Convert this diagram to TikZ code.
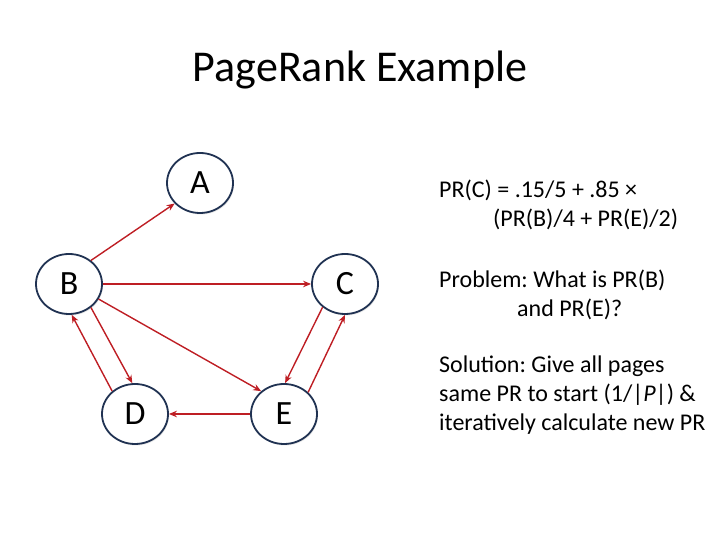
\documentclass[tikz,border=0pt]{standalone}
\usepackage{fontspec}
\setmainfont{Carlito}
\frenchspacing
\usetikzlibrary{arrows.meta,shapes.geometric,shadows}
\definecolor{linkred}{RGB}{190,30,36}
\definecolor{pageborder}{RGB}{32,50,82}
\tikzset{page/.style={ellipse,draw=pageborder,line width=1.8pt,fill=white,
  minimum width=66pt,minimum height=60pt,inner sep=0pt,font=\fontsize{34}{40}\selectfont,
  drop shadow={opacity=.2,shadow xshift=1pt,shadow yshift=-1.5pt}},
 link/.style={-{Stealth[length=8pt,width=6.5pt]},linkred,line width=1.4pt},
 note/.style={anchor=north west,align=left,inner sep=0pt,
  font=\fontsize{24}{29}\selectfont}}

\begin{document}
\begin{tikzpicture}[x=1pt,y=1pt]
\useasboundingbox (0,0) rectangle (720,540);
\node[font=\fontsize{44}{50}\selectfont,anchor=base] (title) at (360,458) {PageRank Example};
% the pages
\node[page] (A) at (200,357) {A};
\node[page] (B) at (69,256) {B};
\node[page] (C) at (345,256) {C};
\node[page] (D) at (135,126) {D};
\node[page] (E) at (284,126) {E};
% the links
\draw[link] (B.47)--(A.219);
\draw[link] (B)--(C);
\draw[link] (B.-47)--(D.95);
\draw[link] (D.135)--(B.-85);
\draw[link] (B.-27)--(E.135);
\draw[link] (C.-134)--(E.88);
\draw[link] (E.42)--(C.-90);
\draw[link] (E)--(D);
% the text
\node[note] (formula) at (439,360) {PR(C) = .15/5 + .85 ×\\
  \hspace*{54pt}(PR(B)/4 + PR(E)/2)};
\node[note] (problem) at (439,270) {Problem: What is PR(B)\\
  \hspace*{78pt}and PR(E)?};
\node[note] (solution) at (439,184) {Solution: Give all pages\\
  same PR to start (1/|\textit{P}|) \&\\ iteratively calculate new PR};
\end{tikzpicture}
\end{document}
--
*What you will do:* All of the data above should be quoted exactly, except for the pictures.

*Answer to the exercise:*
Convert this diagram to TikZ code.
\documentclass[tikz,border=0pt]{standalone}
\usepackage{fontspec}
\setmainfont{Carlito}
\frenchspacing
\usetikzlibrary{arrows.meta,shapes.geometric,shadows}
\definecolor{linkred}{RGB}{190,30,36}
\definecolor{pageborder}{RGB}{32,50,82}
\tikzset{page/.style={ellipse,draw=pageborder,line width=1.8pt,fill=white,
  minimum width=66pt,minimum height=60pt,inner sep=0pt,font=\fontsize{34}{40}\selectfont,
  drop shadow={opacity=.2,shadow xshift=1pt,shadow yshift=-1.5pt}},
 link/.style={-{Stealth[length=8pt,width=6.5pt]},linkred,line width=1.4pt},
 note/.style={anchor=north west,align=left,inner sep=0pt,
  font=\fontsize{24}{29}\selectfont}}

\begin{document}
\begin{tikzpicture}[x=1pt,y=1pt]
\useasboundingbox (0,0) rectangle (720,540);
\node[font=\fontsize{44}{50}\selectfont,anchor=base] (title) at (360,458) {PageRank Example};
% the pages
\node[page] (A) at (200,357) {A};
\node[page] (B) at (69,256) {B};
\node[page] (C) at (345,256) {C};
\node[page] (D) at (135,126) {D};
\node[page] (E) at (284,126) {E};
% the links
\draw[link] (B.47)--(A.219);
\draw[link] (B)--(C);
\draw[link] (B.-47)--(D.95);
\draw[link] (D.135)--(B.-85);
\draw[link] (B.-27)--(E.135);
\draw[link] (C.-134)--(E.88);
\draw[link] (E.42)--(C.-90);
\draw[link] (E)--(D);
% the text
\node[note] (formula) at (439,360) {PR(C) = .15/5 + .85 ×\\
  \hspace*{54pt}(PR(B)/4 + PR(E)/2)};
\node[note] (problem) at (439,270) {Problem: What is PR(B)\\
  \hspace*{78pt}and PR(E)?};
\node[note] (solution) at (439,184) {Solution: Give all pages\\
  same PR to start (1/|\textit{P}|) \&\\ iteratively calculate new PR};
\end{tikzpicture}
\end{document}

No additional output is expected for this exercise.